The requirements were updated by the Republican General Assembly this year and decried by Democrats and minorities as a voter suppression effort. The legislation requires voters to present valid identification at the polls.
McDonnell and other supporters said it was a way to crack down on election fraud.
“Every qualified citizen has the right to cast one vote. Not two votes; not zero votes,” McDonnell said in singing two bills passed this winter that change procedures for handling voters who show up at the polls without accepted identification.
The new law changes voter identification requirements that have been on the books for 12 years. It expands the list of permissible forms that can be used as identification, and it forces people who have no ID to cast provisional ballots.
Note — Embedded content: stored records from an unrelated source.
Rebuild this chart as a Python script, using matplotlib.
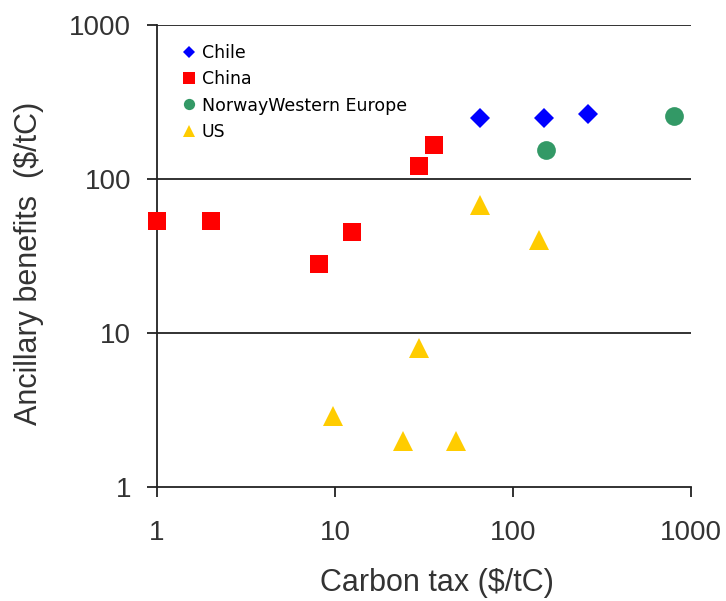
import numpy as np
import matplotlib
matplotlib.use("Agg")
import matplotlib.pyplot as plt
from matplotlib.lines import Line2D

plt.rcParams["font.family"] = ["Liberation Sans", "DejaVu Sans"]

# values (carbon tax, ancillary benefits), both $/tC
chile_x = [65, 150, 265]
chile_y = [250, 250, 265]
china_x = [1, 2, 8.1, 12.4, 29.5, 36]
china_y = [53, 53, 28, 45, 121, 166]
norway_x = [153, 800]
norway_y = [155, 255]
us_x = [65, 140, 29.5, 9.8, 24, 48]
us_y = [68, 40, 8, 2.9, 2, 2]

labels = ["Chile", "China", "NorwayWestern Europe", "US"]
colors = ["#0000ff", "#ff0000", "#339966", "#ffcc00"]
markers = ["D", "s", "o", "^"]
sizes = [10.5, 13.5, 13.5, 15]

fig = plt.figure(figsize=(7.26, 6.01), dpi=100)
ax = fig.add_axes([157 / 726, 1 - 487 / 601, (691 - 157) / 726, (487 - 25) / 601])

series = [(chile_x, chile_y), (china_x, china_y), (norway_x, norway_y), (us_x, us_y)]
for (xs, ys), c, m, s in zip(series, colors, markers, sizes):
    ax.plot(xs, ys, linestyle="none", marker=m, color=c, markersize=s,
            markeredgewidth=0, clip_on=False, zorder=3)

ax.set_xscale("log")
ax.set_yscale("log")
ax.set_xlim(1, 1000)
ax.set_ylim(1, 1000)
ax.set_xticks([1, 10, 100, 1000])
ax.set_xticklabels(["1", "10", "100", "1000"])
ax.set_yticks([1, 10, 100, 1000])
ax.set_yticklabels(["1", "10", "100", "1000"])
ax.minorticks_off()

for yv in [10, 100, 1000]:
    ax.axhline(yv, color="#222222", linewidth=1.3, zorder=1)

for sp in ["top", "right"]:
    ax.spines[sp].set_visible(False)
for sp in ["left", "bottom"]:
    ax.spines[sp].set_color("#222222")
    ax.spines[sp].set_linewidth(1.3)

ax.tick_params(axis="both", direction="out", length=7.5, width=1.3,
               color="#222222", labelsize=20, labelcolor="#333333")
ax.tick_params(axis="x", pad=16)
ax.tick_params(axis="y", pad=11)

ax.set_xlabel("Carbon tax ($/tC)", fontsize=22, color="#333333")
ax.xaxis.set_label_coords(0.524, -0.175)
ax.set_ylabel("Ancillary benefits  ($/tC)", fontsize=22, color="#333333")
ax.yaxis.set_label_coords(-0.212, 0.484)

handles = [Line2D([], [], linestyle="none", marker=m, color=c, markersize=s * 0.6,
                  markeredgewidth=0) for c, m, s in zip(colors, markers, sizes)]
leg = ax.legend(handles, labels, loc="upper left", bbox_to_anchor=(0.02, 0.993),
                frameon=False, handlelength=0.6, handletextpad=0.45,
                labelspacing=0.48, prop={"family": "DejaVu Sans", "size": 12.5})

fig.savefig("out.png", dpi=100)
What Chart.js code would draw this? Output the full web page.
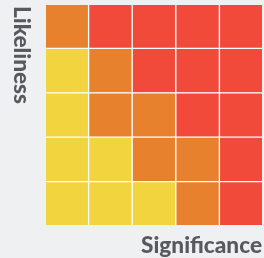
<!DOCTYPE html>
<html><head><meta charset="utf-8">
<script src="https://cdn.jsdelivr.net/npm/chart.js@4/dist/chart.umd.min.js"></script>
<style>html,body{margin:0;padding:0;background:#eef0f2;}#wrap{width:264px;height:258px;}</style>
</head><body><div id="wrap"><canvas id="c" width="264" height="258"></canvas></div>
<script>
// Columns = significance 1..5, rows = likeliness (1 = bottom .. 5 = top)
const significance = ['1','2','3','4','5'];
const likeliness = ['1','2','3','4','5'];
// risk level per cell: 1 = low (yellow), 2 = medium (orange), 3 = high (red)
const row1 = [1,1,1,2,3]; // bottom row
const row2 = [1,1,2,2,3];
const row3 = [1,2,2,3,3];
const row4 = [1,2,3,3,3];
const row5 = [2,3,3,3,3]; // top row
const rows = [row1,row2,row3,row4,row5];
const levelColors = {1:'#f2d43e', 2:'#e8812d', 3:'#f24a3a'};
const xTitle = 'Significance';
const yTitle = 'Likeliness';
const BG = '#eef0f2';

const titles = {
  id:'titles',
  beforeDraw(chart){
    const c = chart.ctx;
    c.save(); c.fillStyle = BG; c.fillRect(0,0,chart.width,chart.height); c.restore();
  },
  afterDatasetsDraw(chart){
    const c = chart.ctx, a = chart.chartArea;
    c.save();
    c.strokeStyle = BG; c.lineWidth = 2;
    c.strokeRect(a.left, a.top, a.right-a.left, a.bottom-a.top);
    c.restore();
  },
  afterDraw(chart){
    const c = chart.ctx, a = chart.chartArea;
    c.save();
    c.fillStyle = '#56595e';
    c.font = '900 22.6px Lato';
    c.textAlign = 'right'; c.textBaseline = 'alphabetic';
    c.fillText(xTitle, a.right - 1, 253);
    c.translate(14, 6);
    c.rotate(Math.PI/2);
    c.textAlign = 'left'; c.textBaseline = 'alphabetic';
    c.fillText(yTitle, 0, 0);
    c.restore();
  }
};

new Chart(document.getElementById('c'), {
  type:'bar',
  data:{
    labels: significance,
    datasets: rows.map((r,i)=>({
      label: likeliness[i],
      data: r.map(()=>1),
      backgroundColor: r.map(v=>levelColors[v]),
      borderColor:'#ffffff',
      borderWidth:1,
      borderSkipped:false,
      barPercentage:1,
      categoryPercentage:1
    }))
  },
  options:{
    responsive:false, animation:false, devicePixelRatio:1,
    layout:{padding:{left:45,top:4,right:1,bottom:32}},
    plugins:{legend:{display:false}, tooltip:{enabled:false}},
    scales:{
      x:{stacked:true, display:false},
      y:{stacked:true, display:false, min:0, max:5}
    }
  },
  plugins:[titles]
});
</script></body></html>
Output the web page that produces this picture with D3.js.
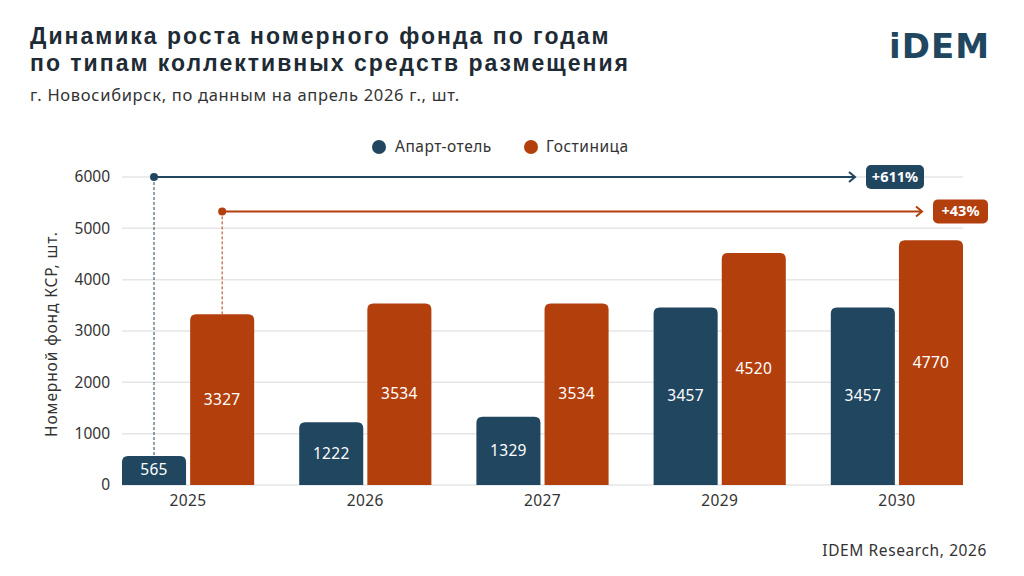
<!DOCTYPE html>
<html><head><meta charset="utf-8">
<script src="https://cdn.jsdelivr.net/npm/d3@7"></script>
<style>body{margin:0;background:#fff}svg{display:block;font-family:"Noto Sans",sans-serif}</style>
</head><body><svg id="c" width="1024" height="576"></svg>
<script>
const years = ["2025","2026","2027","2029","2030"];
const seriesNames = ["Апарт-отель","Гостиница"];
const apartValues = [565,1222,1329,3457,3457];
const hotelValues = [3327,3534,3534,4520,4770];
const yTicks = [0,1000,2000,3000,4000,5000,6000];
const growthLabels = ["+611%","+43%"];
const growthLineValues = [6000,5330];
const colors = ["#21465f","#b33f0d"];

const svg = d3.select("#c");
const y = d3.scaleLinear().domain([0,6000]).range([485,177]);
const x = d3.scaleBand().domain(years).range([122,963]).paddingInner(0.254).paddingOuter(0);
const xs = d3.scaleBand().domain(seriesNames).range([0,x.bandwidth()]).paddingInner(0.06);

// title
const tf = "'Liberation Sans',Arial,sans-serif";
svg.append("text").attr("x",30).attr("y",44).attr("font-family",tf).attr("font-size",23).attr("font-weight",700).attr("letter-spacing",2).attr("fill","#1e2b35").text("Динамика роста номерного фонда по годам");
svg.append("text").attr("x",30).attr("y",71).attr("font-family",tf).attr("font-size",23).attr("font-weight",700).attr("letter-spacing",2).attr("fill","#1e2b35").text("по типам коллективных средств размещения");
svg.append("text").attr("x",30).attr("y",101).attr("font-size",16.5).attr("letter-spacing",0.7).attr("fill","#333").text("г. Новосибирск, по данным на апрель 2026 г., шт.");
// logo
svg.append("text").attr("x",990).attr("y",58).attr("text-anchor","end").attr("font-size",34).attr("font-weight",800).attr("letter-spacing",1).attr("fill","#21465f").attr("font-family","'DejaVu Sans',sans-serif").text("iDEM");
// source
svg.append("text").attr("x",987).attr("y",556).attr("text-anchor","end").attr("font-size",15.5).attr("letter-spacing",0.6).attr("fill","#333").text("IDEM Research, 2026");

// legend
const lg = svg.append("g");
[[379,395],[531,546]].forEach((p,i)=>{
  lg.append("circle").attr("cx",p[0]).attr("cy",147).attr("r",7).attr("fill",colors[i]);
  lg.append("text").attr("x",p[1]).attr("y",152).attr("font-size",15.5).attr("letter-spacing",0.5).attr("fill","#333").text(seriesNames[i]);
});

// grid
svg.append("g").selectAll("line").data(yTicks).join("line")
  .attr("x1",122).attr("x2",963).attr("y1",d=>y(d)).attr("y2",d=>y(d))
  .attr("stroke","#e6e6e6").attr("stroke-width",1.5);
// y axis
const ya = svg.append("g").attr("transform","translate(122,0)")
  .call(d3.axisLeft(y).tickValues(yTicks).tickSize(0).tickPadding(12).tickFormat(d3.format("d")));
ya.select(".domain").remove();
ya.selectAll("text").attr("font-size",15.5).attr("fill","#333").attr("font-family","'Noto Sans',sans-serif");
svg.append("text").attr("transform","translate(57,334) rotate(-90)").attr("text-anchor","middle").attr("font-size",15.5).attr("letter-spacing",0.9).attr("fill","#333").text("Номерной фонд КСР, шт.");
// x axis
const xa = svg.append("g").attr("transform","translate(0,485)").call(d3.axisBottom(x).tickSize(0).tickPadding(10));
xa.select(".domain").remove();
xa.selectAll("text").attr("font-size",15.5).attr("letter-spacing",0.4).attr("fill","#333").attr("font-family","'Noto Sans',sans-serif");

// bars
function roundTop(x0,y0,w,h,r){r=Math.min(r,h,w/2);return `M${x0},${y0+h}V${y0+r}Q${x0},${y0} ${x0+r},${y0}H${x0+w-r}Q${x0+w},${y0} ${x0+w},${y0+r}V${y0+h}Z`;}
const data = years.map((yr,i)=>({year:yr,vals:[apartValues[i],hotelValues[i]]}));
const g = svg.append("g");
data.forEach(d=>{
  d.vals.forEach((v,i)=>{
    const bx = x(d.year)+xs(seriesNames[i]);
    g.append("path").attr("d",roundTop(bx,y(v),xs.bandwidth(),y(0)-y(v),6)).attr("fill",colors[i]);
    g.append("text").attr("x",bx+xs.bandwidth()/2).attr("y",(y(v)+y(0))/2+5).attr("text-anchor","middle")
      .attr("font-size",15.5).attr("letter-spacing",0.3).attr("fill","#fff").text(v);
  });
});

// growth annotations
const endX = [855,922];
const boxX = [866,933];
const boxW = [58,55];
growthLineValues.forEach((lv,i)=>{
  const cx = x(years[0])+xs(seriesNames[i])+xs.bandwidth()/2;
  const yy = y(lv);
  svg.append("line").attr("x1",cx).attr("x2",cx).attr("y1",yy).attr("y2",y(i===0?apartValues[0]:hotelValues[0]))
    .attr("stroke",colors[i]).attr("stroke-width",1).attr("stroke-dasharray","3,2");
  svg.append("line").attr("x1",cx).attr("x2",endX[i]).attr("y1",yy).attr("y2",yy).attr("stroke",colors[i]).attr("stroke-width",2);
  svg.append("path").attr("d",`M${endX[i]-6},${yy-5}L${endX[i]},${yy}L${endX[i]-6},${yy+5}`).attr("fill","none").attr("stroke",colors[i]).attr("stroke-width",2);
  svg.append("circle").attr("cx",cx).attr("cy",yy).attr("r",4).attr("fill",colors[i]);
  svg.append("rect").attr("x",boxX[i]).attr("y",yy-12).attr("width",boxW[i]).attr("height",24).attr("rx",5).attr("fill",colors[i]);
  svg.append("text").attr("x",boxX[i]+boxW[i]/2).attr("y",yy+5).attr("text-anchor","middle").attr("font-size",14.5).attr("font-weight",700).attr("fill","#fff").text(growthLabels[i]);
});
</script></body></html>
They are counted only if a voter later brings local election officials a valid identification.
In the past, voters without identification were allowed to sign affidavits that they are who they claim to be and given a regular ballot.
McDonnell said his directive to supply every registered voter a new ID card -- at a cost of about $1.3 million -- by this fall's election is a concession to opponents' contentions that some voters have no identification.
“On Election Day this year, every Virginia voter will have at least one valid ID,” McDonnell said.
Besides voter registration cards, other acceptable forms of polling place ID include Social Security cards, driver's licenses, a copy of a current utility bill, bank statement or government check, a paycheck showing the voter's name and home address, or a valid Virginia college student ID card.
Virginia does not require photo identification, nor will the new law.
The GOP-backed voter ID legislation was one of several passionate partisan flash points in a sometimes bitter 2012 General Assembly, particularly in the 40-member Senate where Democrats and Republicans each hold 20 seats. Republicans act as a Senate majority by virtue of Republican Lt. Gov. Bill Bolling's tie-breaking vote.
It was Bolling's decisive vote that broke a party-line deadlock that advanced the measure to final passage this year.
Critics of the bill such as Sen. Henry Marsh, D-Richmond and a lawyer who was involved in the legal struggle to desegregate public schools 50 years ago, said the bill would unduly burden the poor, disabled, elderly, students and minorities.
He and others compared it to Jim Crow-era efforts to dissuade black voters in the South, and questioned its introduction just before presidential and senatorial elections in a battleground state.